TASK DIRECTIONS: Quote exactly, and only, the lines from the one with "Emit a Python" down to the one with "from matplotlib.lines import Line2D", both included.

RECORDS TO PROCESS:
__________

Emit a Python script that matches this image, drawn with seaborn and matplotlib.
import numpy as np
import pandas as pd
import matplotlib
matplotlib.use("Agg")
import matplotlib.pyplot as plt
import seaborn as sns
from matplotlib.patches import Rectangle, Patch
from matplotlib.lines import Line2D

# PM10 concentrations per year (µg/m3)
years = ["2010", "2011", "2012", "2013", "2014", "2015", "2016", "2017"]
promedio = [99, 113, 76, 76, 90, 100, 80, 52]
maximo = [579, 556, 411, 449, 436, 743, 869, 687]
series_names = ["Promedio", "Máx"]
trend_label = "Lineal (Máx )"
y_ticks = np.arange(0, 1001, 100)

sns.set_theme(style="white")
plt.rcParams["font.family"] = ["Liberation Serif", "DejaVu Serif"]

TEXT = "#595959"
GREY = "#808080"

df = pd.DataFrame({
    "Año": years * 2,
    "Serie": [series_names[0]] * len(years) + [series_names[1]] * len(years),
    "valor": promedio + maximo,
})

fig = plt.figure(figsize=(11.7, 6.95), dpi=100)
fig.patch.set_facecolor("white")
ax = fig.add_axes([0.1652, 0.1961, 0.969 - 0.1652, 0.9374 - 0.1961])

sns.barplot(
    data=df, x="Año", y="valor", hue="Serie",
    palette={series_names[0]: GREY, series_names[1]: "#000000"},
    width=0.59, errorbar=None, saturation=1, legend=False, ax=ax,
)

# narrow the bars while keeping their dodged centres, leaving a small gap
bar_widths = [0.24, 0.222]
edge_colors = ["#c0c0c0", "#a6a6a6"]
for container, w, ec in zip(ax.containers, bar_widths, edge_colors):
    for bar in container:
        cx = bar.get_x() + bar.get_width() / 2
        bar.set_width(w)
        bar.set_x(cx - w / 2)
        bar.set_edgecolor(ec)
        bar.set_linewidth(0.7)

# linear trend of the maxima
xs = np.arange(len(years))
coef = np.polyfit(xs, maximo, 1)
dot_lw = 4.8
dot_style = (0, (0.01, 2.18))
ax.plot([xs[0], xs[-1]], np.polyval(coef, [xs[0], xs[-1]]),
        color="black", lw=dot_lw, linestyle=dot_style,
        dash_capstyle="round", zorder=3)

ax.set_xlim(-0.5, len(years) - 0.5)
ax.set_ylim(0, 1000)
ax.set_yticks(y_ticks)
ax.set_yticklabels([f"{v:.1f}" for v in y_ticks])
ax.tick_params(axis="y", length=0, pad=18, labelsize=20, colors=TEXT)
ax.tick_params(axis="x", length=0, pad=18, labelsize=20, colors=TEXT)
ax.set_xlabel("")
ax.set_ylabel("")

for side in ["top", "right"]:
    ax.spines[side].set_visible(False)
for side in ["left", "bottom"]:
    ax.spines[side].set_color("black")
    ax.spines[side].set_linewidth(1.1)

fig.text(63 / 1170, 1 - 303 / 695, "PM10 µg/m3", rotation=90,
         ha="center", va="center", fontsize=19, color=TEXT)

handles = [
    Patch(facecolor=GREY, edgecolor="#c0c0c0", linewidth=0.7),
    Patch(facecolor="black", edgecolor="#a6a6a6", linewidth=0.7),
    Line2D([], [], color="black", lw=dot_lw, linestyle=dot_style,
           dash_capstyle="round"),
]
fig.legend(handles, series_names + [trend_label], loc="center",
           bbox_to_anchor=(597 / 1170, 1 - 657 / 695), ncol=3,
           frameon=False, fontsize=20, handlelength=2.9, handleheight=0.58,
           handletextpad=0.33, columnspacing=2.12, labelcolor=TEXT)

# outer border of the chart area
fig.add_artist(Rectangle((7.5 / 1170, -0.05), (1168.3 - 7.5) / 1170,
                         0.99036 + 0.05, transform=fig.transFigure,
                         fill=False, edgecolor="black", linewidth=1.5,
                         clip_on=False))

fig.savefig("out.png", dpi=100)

__________

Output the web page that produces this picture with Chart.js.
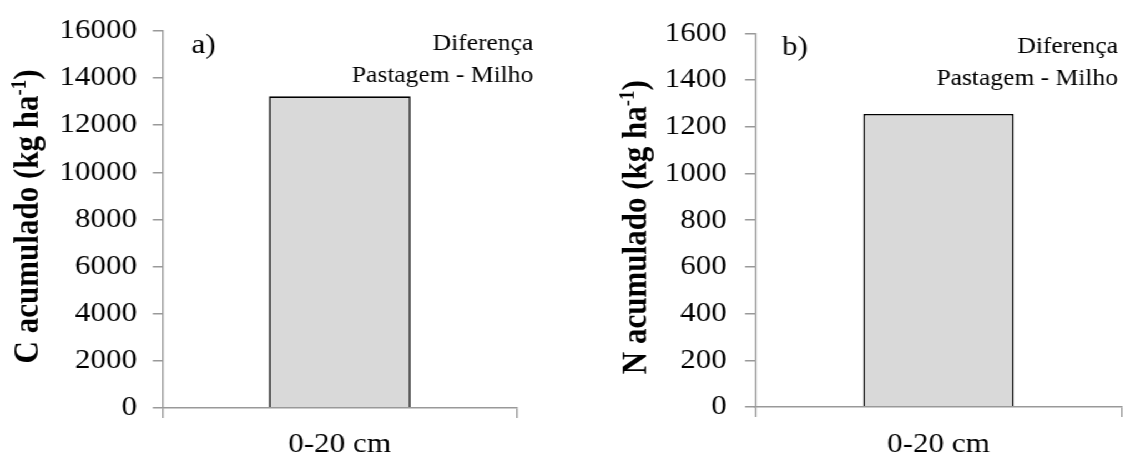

__________

FINAL RESULT:
Emit a Python script that matches this image, drawn with seaborn and matplotlib.
import numpy as np
import pandas as pd
import matplotlib
matplotlib.use("Agg")
import matplotlib.pyplot as plt
import seaborn as sns
from matplotlib.patches import Rectangle, Patch
from matplotlib.lines import Line2D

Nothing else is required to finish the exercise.